Even as I chuckled in sympathy, my fingers wandered curiously to the little lump to the left of my nose, just at the tip of the eyebrow. At the risk of worrying various other relatives, I do suspect that this tendency for post-bending-down tragedy syndrome runs in the family. There’s the little lump, right where I last felt it, under my left eyebrow, a lingering reminder of the time when my back got so sore that I took it for a bone scan. I was in the bathroom at the lab, trying to hurry, and I put my purse on the floor. Wouldn’t you know it?
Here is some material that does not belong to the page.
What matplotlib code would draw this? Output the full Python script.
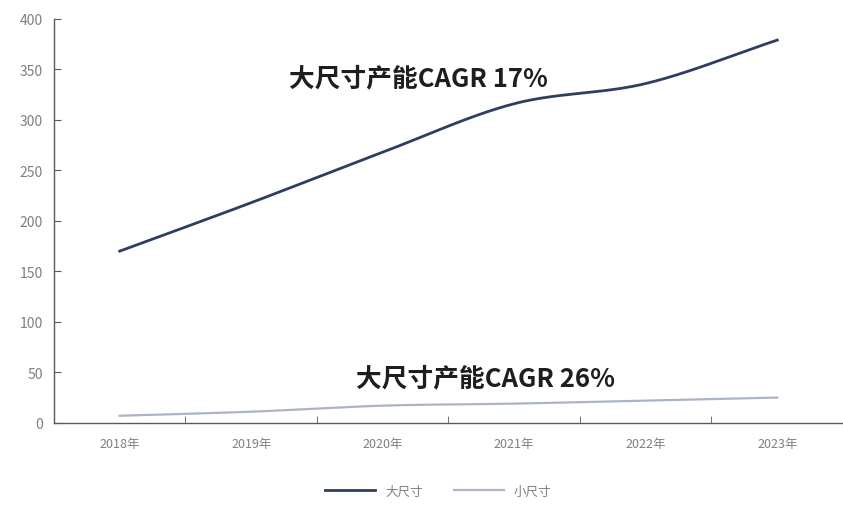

Some time in the few seconds between the moment when I sat down and the moment when I reached down to retrieve my purse, somebody sneaked in and installed a grab bar at exactly the correct position to create a resounding crash with my passing eyebrow. It was a perfect hit, a spot-on connect. It had that satisfying smack I’ve occasionally heard while standing near someone who managed to get a golf shot just right. I was fine. I am fine, so I’m always a bit surprised to find that little lump. I truly did expect it to eventually go away.
That little lump took the place of a previous lump, not so big, the mark of another incident just a few years ago, one that taught me how it feels to cross certain boundaries in life. That lump came innocently enough, the product of laziness rather than intention. I had opened the lower cupboard door to retrieve a plant pot. Intent on a planting mission, I did not stop to close it. I would close it later, no need to bother right now. You guessed it! I forgot that I had left it open and so, when I bent to feed the dog, my eyebrow and the top of the door collided. There was a nice bruise by the next day.
It was the bruise, rather than the knock, that taught me what it means to be near to something without really being aware of it. A bruise is more prominent than a little lump. It stands out. People notice.
Our journey to work takes us through the inner city, along the sidewalks frequented by hurrying commuters in business attire, and neighbourhood frequenters with lives we seldom imagine. To say we interact with the inhabitants of this life would be an overstatement. We shout a cheery greeting to regular corner-dwellers, shrug off panhandlers. We smile at people we meet on the sidewalk. We hurry a little when sharp, angry threatening voices shout obscenities at each other across the line of advancing traffic. It’s a rough world. We know that. We know it the way we know there must be a toilet paper dispenser, or a cupboard door open because we opened it. We know it, know it without being aware of it.
I am not specifically aware of my bruised eye on the sunny afternoon when David and I stroll arm in arm--he in a suit, I in a dress—stroll arm in arm on our way home from work. Toward us come three men of indeterminant age, maybe homeless, maybe not; maybe sober, maybe not; three cheery fellows who have noticed us, perhaps for the first time.
“Hey,” says one to my gentle, suited David, “your woman’s got a shiner.”
“Oh,” croon his companions, “did you hit your woman? DID YOUUUUUUUUUUUUU hit your woman?????????”
Time stops. Everything is still. There’s a perfectly good explanation, I want to say. I left the cupboard door open and then, stupidly, bent down and hit my eye on it, is what I want to say. They have asked a question. Really, I ought to answer.
But they are not listening. Without intention we have made their day, brought them to a point of jubilation. They are thrilled, exhilarated to accuse a man in a suit of a shameful crime. There is no interest in conversation. This will be a time when we will not have the last word.
There are many things people fear about the inner city, getting mugged, being robbed, encounters with scary strangers. We are aware of these on our daily commute, a little cautious perhaps, though no more cautious than in other neighbourhoods. Still, we never knew, though it was certainly there, that among the dwellers along those streets flows a current of hopeful waiting, waiting for their turn at superiority—waiting for us to fail.
And we never knew—though certainly it was there—that we had been feeling superior to them.